▶ TASK DETAILS: Copy out the data below as written; omit any images.
>> Begin DATA LINES
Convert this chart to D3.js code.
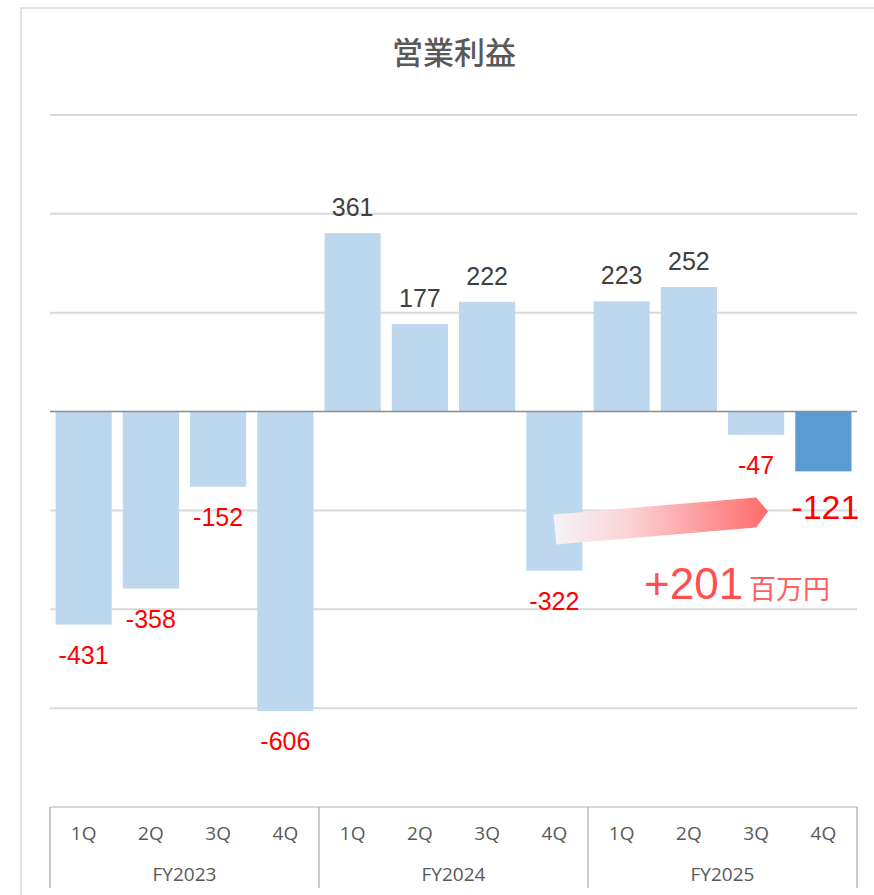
<!DOCTYPE html>
<html lang="ja">
<head>
    <meta charset="UTF-8">
    <title>営業利益</title>
    <script src="https://cdn.jsdelivr.net/npm/d3@7"></script>
    <style>
        body { margin: 0; background: #ffffff; }
        svg { display: block; }
    </style>
</head>
<body>
    <div id="graphDiv"></div>

    <script>
        // chart data
        var fiscalYears = ["FY2023", "FY2024", "FY2025"]
        var quarters = ["1Q", "2Q", "3Q", "4Q"]
        var profit = [-431, -358, -152, -606, 361, 177, 222, -322, 223, 252, -47, -121]
        var yTicks = [-800, -600, -400, -200, 0, 200, 400, 600]
        var chartTitle = "営業利益"
        var diffValue = "+201"
        var diffUnit = "百万円"

        var width = 874
        var height = 895
        var plotLeft = 50, plotRight = 857, plotTop = 115, plotBottom = 807

        var svg = d3.select('#graphDiv')
                    .append('svg')
                    .attr('width', width)
                    .attr('height', height)

        // outer chart frame
        svg.append('rect')
            .attr('x', 21).attr('y', 8)
            .attr('width', 900).attr('height', 950)
            .attr('fill', '#fff')
            .attr('stroke', '#d9d9d9')
            .attr('stroke-width', 1.5)

        svg.append('text')
            .attr('x', 454).attr('y', 64)
            .attr('text-anchor', 'middle')
            .attr('font-family', '"Noto Sans CJK JP", sans-serif')
            .attr('font-size', 31)
            .attr('font-weight', 500)
            .attr('fill', '#595959')
            .text(chartTitle)

        // one band per quarter
        var keys = []
        fiscalYears.forEach(fy => quarters.forEach(q => keys.push(fy + '-' + q)))

        var xScale = d3.scaleBand()
                        .domain(keys)
                        .range([plotLeft, plotRight])
                        .paddingInner(0.165)
                        .paddingOuter(0.0825)

        var yScale = d3.scaleLinear()
                        .domain([-800, 600])
                        .range([plotBottom, plotTop])

        // gridlines
        svg.append('g')
            .selectAll('line')
            .data(yTicks.filter(t => t !== 0 && t !== -800))
            .join('line')
            .attr('x1', plotLeft).attr('x2', plotRight)
            .attr('y1', d => yScale(d)).attr('y2', d => yScale(d))
            .attr('stroke', '#d9d9d9')
            .attr('stroke-width', 2)

        // bars
        var data = profit.map((v, i) => ({ key: keys[i], value: v, last: i === profit.length - 1 }))

        svg.append('g')
            .selectAll('rect')
            .data(data)
            .join('rect')
            .attr('x', d => xScale(d.key))
            .attr('y', d => yScale(Math.max(0, d.value)))
            .attr('width', xScale.bandwidth())
            .attr('height', d => Math.abs(yScale(d.value) - yScale(0)))
            .attr('fill', d => d.last ? '#5b9bd5' : '#bdd7ee')

        // zero line
        svg.append('line')
            .attr('x1', plotLeft).attr('x2', plotRight)
            .attr('y1', yScale(0)).attr('y2', yScale(0))
            .attr('stroke', '#8c8c8c')
            .attr('stroke-width', 1.5)

        // value labels
        svg.append('g')
            .selectAll('text')
            .data(data)
            .join('text')
            .attr('x', d => xScale(d.key) + xScale.bandwidth() / 2 + (d.last ? 2 : 0))
            .attr('y', d => d.value >= 0 ? yScale(d.value) - 17 : yScale(d.value) + (d.last ? 48 : 39))
            .attr('text-anchor', 'middle')
            .attr('font-family', '"Liberation Sans", Arial, sans-serif')
            .attr('font-size', d => d.last ? 34 : 25)
            .attr('fill', d => d.value >= 0 ? '#404040' : '#ff0000')
            .text(d => d.value)

        // category axis box
        var axis = svg.append('g')
        axis.append('line')
            .attr('x1', plotLeft).attr('x2', plotRight)
            .attr('y1', plotBottom).attr('y2', plotBottom)
            .attr('stroke', '#d9d9d9')
            .attr('stroke-width', 2)

        var seps = [0, 4, 8, 12].map(i => i < 12 ? xScale(keys[i]) - xScale.step() * xScale.paddingInner() / 2 : plotRight)
        seps[0] = plotLeft
        axis.selectAll('line.sep')
            .data(seps)
            .join('line')
            .attr('class', 'sep')
            .attr('x1', d => d).attr('x2', d => d)
            .attr('y1', plotBottom).attr('y2', 888)
            .attr('stroke', '#a6a6a6')
            .attr('stroke-width', 1.2)

        axis.selectAll('text.q')
            .data(keys)
            .join('text')
            .attr('class', 'q')
            .attr('x', d => xScale(d) + xScale.bandwidth() / 2)
            .attr('y', 840)
            .attr('text-anchor', 'middle')
            .attr('font-family', '"Open Sans", sans-serif')
            .attr('font-size', 19)
            .attr('fill', '#595959')
            .text(d => d.split('-')[1])

        axis.selectAll('text.fy')
            .data(fiscalYears)
            .join('text')
            .attr('class', 'fy')
            .attr('x', (d, i) => (seps[i] + seps[i + 1]) / 2)
            .attr('y', 881)
            .attr('text-anchor', 'middle')
            .attr('font-family', '"Open Sans", sans-serif')
            .attr('font-size', 19)
            .attr('fill', '#595959')
            .text(d => d)

        // change arrow from FY2024 4Q to FY2025 4Q
        var defs = svg.append('defs')
        var grad = defs.append('linearGradient')
            .attr('id', 'arrowGrad')
            .attr('x1', '0%').attr('x2', '100%')
            .attr('y1', '0%').attr('y2', '0%')
        grad.append('stop').attr('offset', '0%').attr('stop-color', '#f4f4f8')
        grad.append('stop').attr('offset', '35%').attr('stop-color', '#fbd3d6')
        grad.append('stop').attr('offset', '100%').attr('stop-color', '#ff6b6b')

        var ax0 = xScale(keys[7]) + xScale.bandwidth() / 2 - 1
        var ax1 = xScale(keys[10]) + xScale.bandwidth() / 2
        var ay = yScale(-200)
        var arrowPts = [
            [ax0, ay + 4], [ax1, ay - 13], [ax1 + 12, ay + 1],
            [ax1, ay + 17], [ax0 + 3, ay + 34]
        ]
        svg.append('polygon')
            .attr('points', arrowPts.map(p => p.join(',')).join(' '))
            .attr('fill', 'url(#arrowGrad)')

        var diff = svg.append('text')
            .attr('x', 644).attr('y', 599)
            .attr('fill', '#ff5050')
        diff.append('tspan')
            .attr('font-family', '"Liberation Sans", Arial, sans-serif')
            .attr('font-size', 44)
            .text(diffValue)
        diff.append('tspan')
            .attr('dx', 6)
            .attr('font-family', '"Noto Sans CJK JP", sans-serif')
            .attr('font-size', 27)
            .attr('fill', '#ff6060')
            .text(diffUnit)
    </script>
</body>
</html>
>> End DATA LINES
▶ OUTPUT FOR THIS TASK:
Convert this chart to D3.js code.
<!DOCTYPE html>
<html lang="ja">
<head>
    <meta charset="UTF-8">
    <title>営業利益</title>
    <script src="https://cdn.jsdelivr.net/npm/d3@7"></script>
    <style>
        body { margin: 0; background: #ffffff; }
        svg { display: block; }
    </style>
</head>
<body>
    <div id="graphDiv"></div>

    <script>
        // chart data
        var fiscalYears = ["FY2023", "FY2024", "FY2025"]
        var quarters = ["1Q", "2Q", "3Q", "4Q"]
        var profit = [-431, -358, -152, -606, 361, 177, 222, -322, 223, 252, -47, -121]
        var yTicks = [-800, -600, -400, -200, 0, 200, 400, 600]
        var chartTitle = "営業利益"
        var diffValue = "+201"
        var diffUnit = "百万円"

        var width = 874
        var height = 895
        var plotLeft = 50, plotRight = 857, plotTop = 115, plotBottom = 807

        var svg = d3.select('#graphDiv')
                    .append('svg')
                    .attr('width', width)
                    .attr('height', height)

        // outer chart frame
        svg.append('rect')
            .attr('x', 21).attr('y', 8)
            .attr('width', 900).attr('height', 950)
            .attr('fill', '#fff')
            .attr('stroke', '#d9d9d9')
            .attr('stroke-width', 1.5)

        svg.append('text')
            .attr('x', 454).attr('y', 64)
            .attr('text-anchor', 'middle')
            .attr('font-family', '"Noto Sans CJK JP", sans-serif')
            .attr('font-size', 31)
            .attr('font-weight', 500)
            .attr('fill', '#595959')
            .text(chartTitle)

        // one band per quarter
        var keys = []
        fiscalYears.forEach(fy => quarters.forEach(q => keys.push(fy + '-' + q)))

        var xScale = d3.scaleBand()
                        .domain(keys)
                        .range([plotLeft, plotRight])
                        .paddingInner(0.165)
                        .paddingOuter(0.0825)

        var yScale = d3.scaleLinear()
                        .domain([-800, 600])
                        .range([plotBottom, plotTop])

        // gridlines
        svg.append('g')
            .selectAll('line')
            .data(yTicks.filter(t => t !== 0 && t !== -800))
            .join('line')
            .attr('x1', plotLeft).attr('x2', plotRight)
            .attr('y1', d => yScale(d)).attr('y2', d => yScale(d))
            .attr('stroke', '#d9d9d9')
            .attr('stroke-width', 2)

        // bars
        var data = profit.map((v, i) => ({ key: keys[i], value: v, last: i === profit.length - 1 }))

        svg.append('g')
            .selectAll('rect')
            .data(data)
            .join('rect')
            .attr('x', d => xScale(d.key))
            .attr('y', d => yScale(Math.max(0, d.value)))
            .attr('width', xScale.bandwidth())
            .attr('height', d => Math.abs(yScale(d.value) - yScale(0)))
            .attr('fill', d => d.last ? '#5b9bd5' : '#bdd7ee')

        // zero line
        svg.append('line')
            .attr('x1', plotLeft).attr('x2', plotRight)
            .attr('y1', yScale(0)).attr('y2', yScale(0))
            .attr('stroke', '#8c8c8c')
            .attr('stroke-width', 1.5)

        // value labels
        svg.append('g')
            .selectAll('text')
            .data(data)
            .join('text')
            .attr('x', d => xScale(d.key) + xScale.bandwidth() / 2 + (d.last ? 2 : 0))
            .attr('y', d => d.value >= 0 ? yScale(d.value) - 17 : yScale(d.value) + (d.last ? 48 : 39))
            .attr('text-anchor', 'middle')
            .attr('font-family', '"Liberation Sans", Arial, sans-serif')
            .attr('font-size', d => d.last ? 34 : 25)
            .attr('fill', d => d.value >= 0 ? '#404040' : '#ff0000')
            .text(d => d.value)

        // category axis box
        var axis = svg.append('g')
        axis.append('line')
            .attr('x1', plotLeft).attr('x2', plotRight)
            .attr('y1', plotBottom).attr('y2', plotBottom)
            .attr('stroke', '#d9d9d9')
            .attr('stroke-width', 2)

        var seps = [0, 4, 8, 12].map(i => i < 12 ? xScale(keys[i]) - xScale.step() * xScale.paddingInner() / 2 : plotRight)
        seps[0] = plotLeft
        axis.selectAll('line.sep')
            .data(seps)
            .join('line')
            .attr('class', 'sep')
            .attr('x1', d => d).attr('x2', d => d)
            .attr('y1', plotBottom).attr('y2', 888)
            .attr('stroke', '#a6a6a6')
            .attr('stroke-width', 1.2)

        axis.selectAll('text.q')
            .data(keys)
            .join('text')
            .attr('class', 'q')
            .attr('x', d => xScale(d) + xScale.bandwidth() / 2)
            .attr('y', 840)
            .attr('text-anchor', 'middle')
            .attr('font-family', '"Open Sans", sans-serif')
            .attr('font-size', 19)
            .attr('fill', '#595959')
            .text(d => d.split('-')[1])

        axis.selectAll('text.fy')
            .data(fiscalYears)
            .join('text')
            .attr('class', 'fy')
            .attr('x', (d, i) => (seps[i] + seps[i + 1]) / 2)
            .attr('y', 881)
            .attr('text-anchor', 'middle')
            .attr('font-family', '"Open Sans", sans-serif')
            .attr('font-size', 19)
            .attr('fill', '#595959')
            .text(d => d)

        // change arrow from FY2024 4Q to FY2025 4Q
        var defs = svg.append('defs')
        var grad = defs.append('linearGradient')
            .attr('id', 'arrowGrad')
            .attr('x1', '0%').attr('x2', '100%')
            .attr('y1', '0%').attr('y2', '0%')
        grad.append('stop').attr('offset', '0%').attr('stop-color', '#f4f4f8')
        grad.append('stop').attr('offset', '35%').attr('stop-color', '#fbd3d6')
        grad.append('stop').attr('offset', '100%').attr('stop-color', '#ff6b6b')

        var ax0 = xScale(keys[7]) + xScale.bandwidth() / 2 - 1
        var ax1 = xScale(keys[10]) + xScale.bandwidth() / 2
        var ay = yScale(-200)
        var arrowPts = [
            [ax0, ay + 4], [ax1, ay - 13], [ax1 + 12, ay + 1],
            [ax1, ay + 17], [ax0 + 3, ay + 34]
        ]
        svg.append('polygon')
            .attr('points', arrowPts.map(p => p.join(',')).join(' '))
            .attr('fill', 'url(#arrowGrad)')

        var diff = svg.append('text')
            .attr('x', 644).attr('y', 599)
            .attr('fill', '#ff5050')
        diff.append('tspan')
            .attr('font-family', '"Liberation Sans", Arial, sans-serif')
            .attr('font-size', 44)
            .text(diffValue)
        diff.append('tspan')
            .attr('dx', 6)
            .attr('font-family', '"Noto Sans CJK JP", sans-serif')
            .attr('font-size', 27)
            .attr('fill', '#ff6060')
            .text(diffUnit)
    </script>
</body>
</html>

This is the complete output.